↓↓↓
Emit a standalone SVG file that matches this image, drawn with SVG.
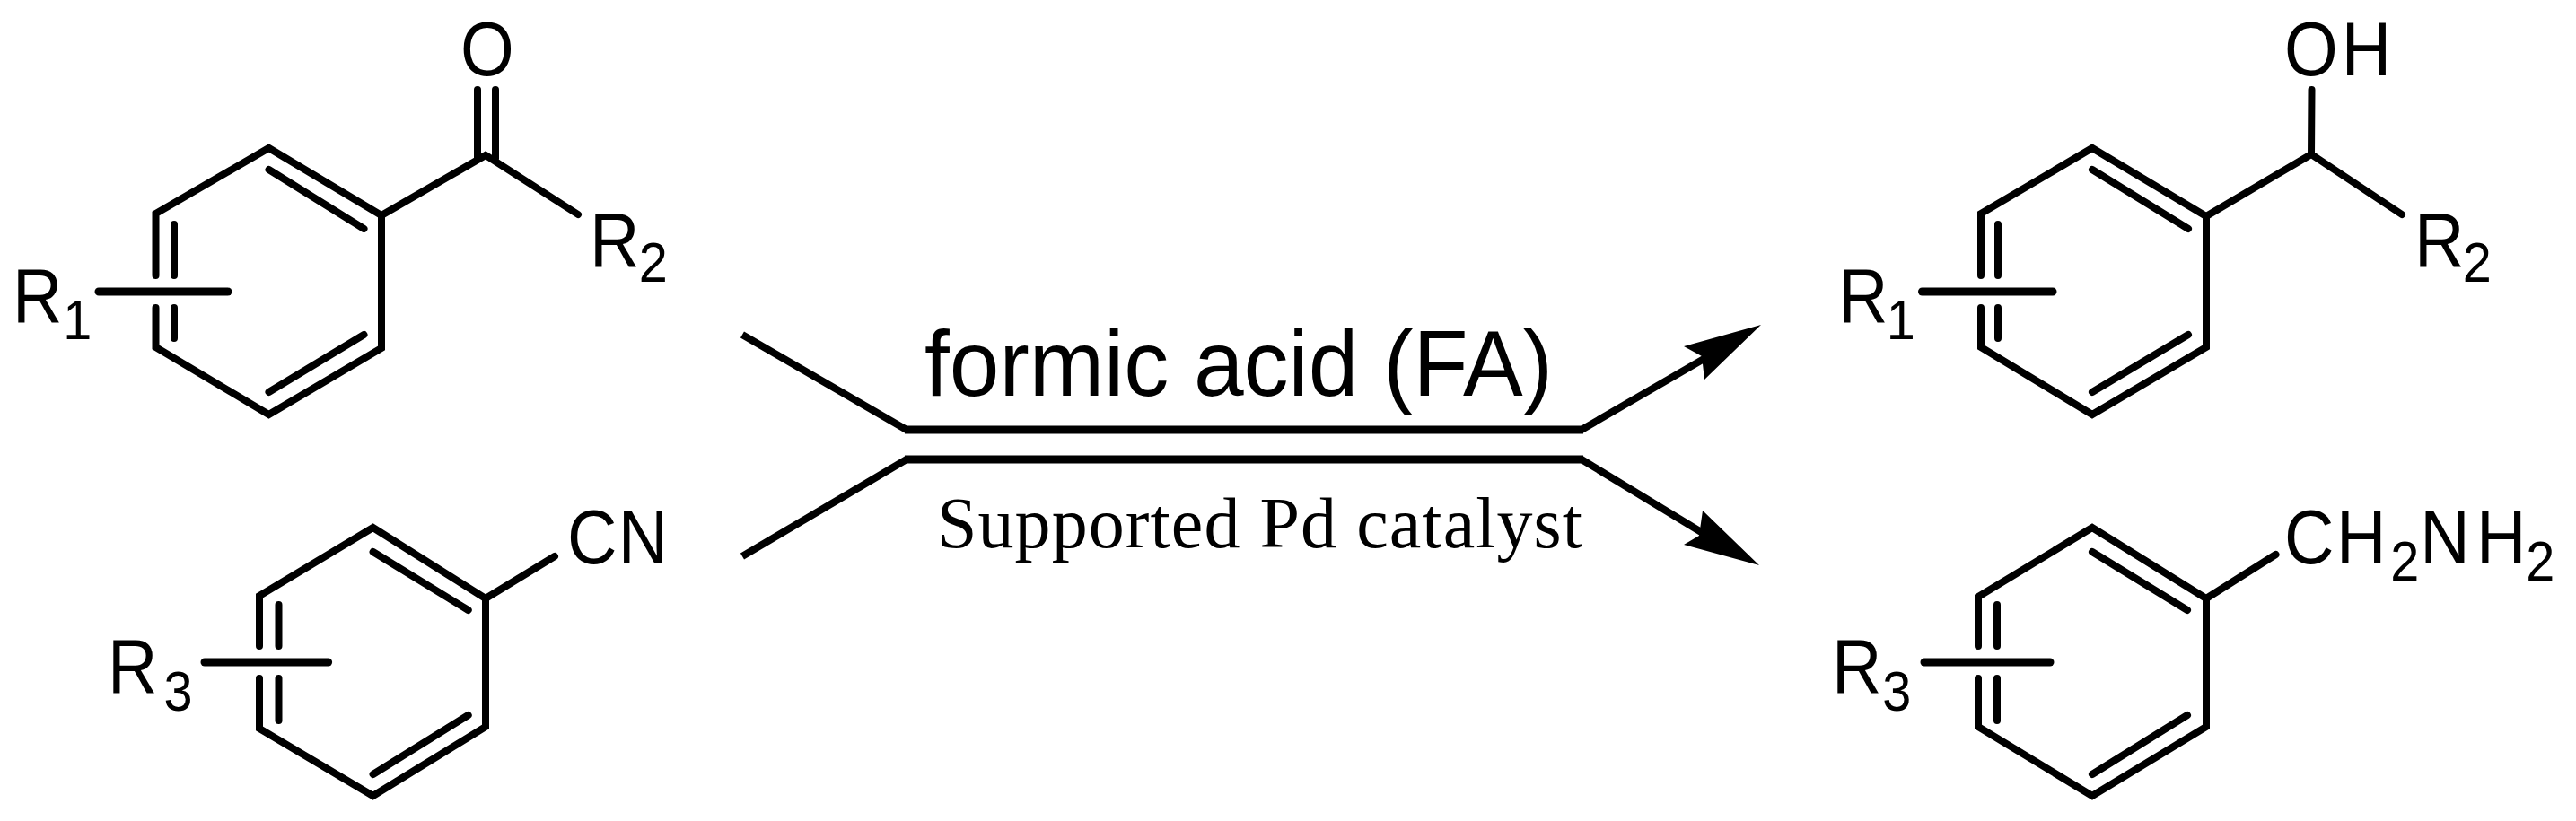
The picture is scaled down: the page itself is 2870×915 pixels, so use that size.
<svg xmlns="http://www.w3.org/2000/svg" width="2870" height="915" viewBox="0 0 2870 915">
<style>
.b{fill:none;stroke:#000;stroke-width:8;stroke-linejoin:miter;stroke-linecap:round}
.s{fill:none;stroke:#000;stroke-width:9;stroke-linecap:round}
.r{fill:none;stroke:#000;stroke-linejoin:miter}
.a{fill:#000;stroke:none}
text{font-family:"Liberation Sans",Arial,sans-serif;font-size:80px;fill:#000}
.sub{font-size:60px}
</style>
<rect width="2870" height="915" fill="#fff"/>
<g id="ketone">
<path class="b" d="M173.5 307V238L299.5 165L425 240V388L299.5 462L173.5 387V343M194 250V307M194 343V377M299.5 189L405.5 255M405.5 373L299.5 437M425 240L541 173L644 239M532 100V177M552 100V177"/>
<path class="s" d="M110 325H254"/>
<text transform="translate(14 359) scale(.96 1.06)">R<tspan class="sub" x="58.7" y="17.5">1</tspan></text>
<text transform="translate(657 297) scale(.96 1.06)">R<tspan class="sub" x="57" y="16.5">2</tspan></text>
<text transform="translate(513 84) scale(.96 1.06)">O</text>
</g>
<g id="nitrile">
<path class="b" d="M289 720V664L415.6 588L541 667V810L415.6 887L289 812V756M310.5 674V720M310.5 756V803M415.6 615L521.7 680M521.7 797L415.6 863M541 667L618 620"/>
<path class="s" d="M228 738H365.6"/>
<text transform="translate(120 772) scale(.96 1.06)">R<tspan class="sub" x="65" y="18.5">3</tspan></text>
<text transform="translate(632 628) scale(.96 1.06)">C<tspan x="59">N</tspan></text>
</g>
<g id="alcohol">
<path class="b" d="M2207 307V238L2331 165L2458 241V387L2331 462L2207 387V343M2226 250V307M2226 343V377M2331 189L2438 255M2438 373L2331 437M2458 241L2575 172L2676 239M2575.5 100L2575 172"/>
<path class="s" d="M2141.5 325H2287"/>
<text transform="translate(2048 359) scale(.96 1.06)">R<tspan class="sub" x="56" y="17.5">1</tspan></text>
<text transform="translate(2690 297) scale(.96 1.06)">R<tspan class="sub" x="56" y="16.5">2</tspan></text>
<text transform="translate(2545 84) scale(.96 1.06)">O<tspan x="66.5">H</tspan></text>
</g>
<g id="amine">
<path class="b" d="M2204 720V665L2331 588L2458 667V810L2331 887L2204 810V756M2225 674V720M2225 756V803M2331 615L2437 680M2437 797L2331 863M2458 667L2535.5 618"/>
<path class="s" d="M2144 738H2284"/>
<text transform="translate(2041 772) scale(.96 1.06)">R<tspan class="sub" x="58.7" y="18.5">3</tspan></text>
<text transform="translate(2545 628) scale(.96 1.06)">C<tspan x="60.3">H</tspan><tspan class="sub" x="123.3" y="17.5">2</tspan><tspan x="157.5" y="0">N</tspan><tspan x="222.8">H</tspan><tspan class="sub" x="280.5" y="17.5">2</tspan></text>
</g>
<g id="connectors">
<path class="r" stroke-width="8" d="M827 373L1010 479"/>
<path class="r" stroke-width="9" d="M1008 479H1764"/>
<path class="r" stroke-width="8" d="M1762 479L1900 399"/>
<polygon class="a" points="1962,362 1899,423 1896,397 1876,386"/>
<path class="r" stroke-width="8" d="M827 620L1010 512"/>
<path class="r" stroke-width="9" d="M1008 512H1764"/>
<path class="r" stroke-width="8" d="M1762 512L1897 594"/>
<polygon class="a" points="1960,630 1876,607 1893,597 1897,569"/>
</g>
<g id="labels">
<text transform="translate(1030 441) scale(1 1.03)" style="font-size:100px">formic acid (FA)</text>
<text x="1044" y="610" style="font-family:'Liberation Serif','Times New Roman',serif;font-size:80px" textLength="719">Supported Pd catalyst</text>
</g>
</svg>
↑↑↑
**Task requirements**. The pictures should not be reproduced; quote all of the other material exactly.

**Solution to this exercise**.
Emit a standalone SVG file that matches this image, drawn with SVG.
The picture is scaled down: the page itself is 2870×915 pixels, so use that size.
<svg xmlns="http://www.w3.org/2000/svg" width="2870" height="915" viewBox="0 0 2870 915">
<style>
.b{fill:none;stroke:#000;stroke-width:8;stroke-linejoin:miter;stroke-linecap:round}
.s{fill:none;stroke:#000;stroke-width:9;stroke-linecap:round}
.r{fill:none;stroke:#000;stroke-linejoin:miter}
.a{fill:#000;stroke:none}
text{font-family:"Liberation Sans",Arial,sans-serif;font-size:80px;fill:#000}
.sub{font-size:60px}
</style>
<rect width="2870" height="915" fill="#fff"/>
<g id="ketone">
<path class="b" d="M173.5 307V238L299.5 165L425 240V388L299.5 462L173.5 387V343M194 250V307M194 343V377M299.5 189L405.5 255M405.5 373L299.5 437M425 240L541 173L644 239M532 100V177M552 100V177"/>
<path class="s" d="M110 325H254"/>
<text transform="translate(14 359) scale(.96 1.06)">R<tspan class="sub" x="58.7" y="17.5">1</tspan></text>
<text transform="translate(657 297) scale(.96 1.06)">R<tspan class="sub" x="57" y="16.5">2</tspan></text>
<text transform="translate(513 84) scale(.96 1.06)">O</text>
</g>
<g id="nitrile">
<path class="b" d="M289 720V664L415.6 588L541 667V810L415.6 887L289 812V756M310.5 674V720M310.5 756V803M415.6 615L521.7 680M521.7 797L415.6 863M541 667L618 620"/>
<path class="s" d="M228 738H365.6"/>
<text transform="translate(120 772) scale(.96 1.06)">R<tspan class="sub" x="65" y="18.5">3</tspan></text>
<text transform="translate(632 628) scale(.96 1.06)">C<tspan x="59">N</tspan></text>
</g>
<g id="alcohol">
<path class="b" d="M2207 307V238L2331 165L2458 241V387L2331 462L2207 387V343M2226 250V307M2226 343V377M2331 189L2438 255M2438 373L2331 437M2458 241L2575 172L2676 239M2575.5 100L2575 172"/>
<path class="s" d="M2141.5 325H2287"/>
<text transform="translate(2048 359) scale(.96 1.06)">R<tspan class="sub" x="56" y="17.5">1</tspan></text>
<text transform="translate(2690 297) scale(.96 1.06)">R<tspan class="sub" x="56" y="16.5">2</tspan></text>
<text transform="translate(2545 84) scale(.96 1.06)">O<tspan x="66.5">H</tspan></text>
</g>
<g id="amine">
<path class="b" d="M2204 720V665L2331 588L2458 667V810L2331 887L2204 810V756M2225 674V720M2225 756V803M2331 615L2437 680M2437 797L2331 863M2458 667L2535.5 618"/>
<path class="s" d="M2144 738H2284"/>
<text transform="translate(2041 772) scale(.96 1.06)">R<tspan class="sub" x="58.7" y="18.5">3</tspan></text>
<text transform="translate(2545 628) scale(.96 1.06)">C<tspan x="60.3">H</tspan><tspan class="sub" x="123.3" y="17.5">2</tspan><tspan x="157.5" y="0">N</tspan><tspan x="222.8">H</tspan><tspan class="sub" x="280.5" y="17.5">2</tspan></text>
</g>
<g id="connectors">
<path class="r" stroke-width="8" d="M827 373L1010 479"/>
<path class="r" stroke-width="9" d="M1008 479H1764"/>
<path class="r" stroke-width="8" d="M1762 479L1900 399"/>
<polygon class="a" points="1962,362 1899,423 1896,397 1876,386"/>
<path class="r" stroke-width="8" d="M827 620L1010 512"/>
<path class="r" stroke-width="9" d="M1008 512H1764"/>
<path class="r" stroke-width="8" d="M1762 512L1897 594"/>
<polygon class="a" points="1960,630 1876,607 1893,597 1897,569"/>
</g>
<g id="labels">
<text transform="translate(1030 441) scale(1 1.03)" style="font-size:100px">formic acid (FA)</text>
<text x="1044" y="610" style="font-family:'Liberation Serif','Times New Roman',serif;font-size:80px" textLength="719">Supported Pd catalyst</text>
</g>
</svg>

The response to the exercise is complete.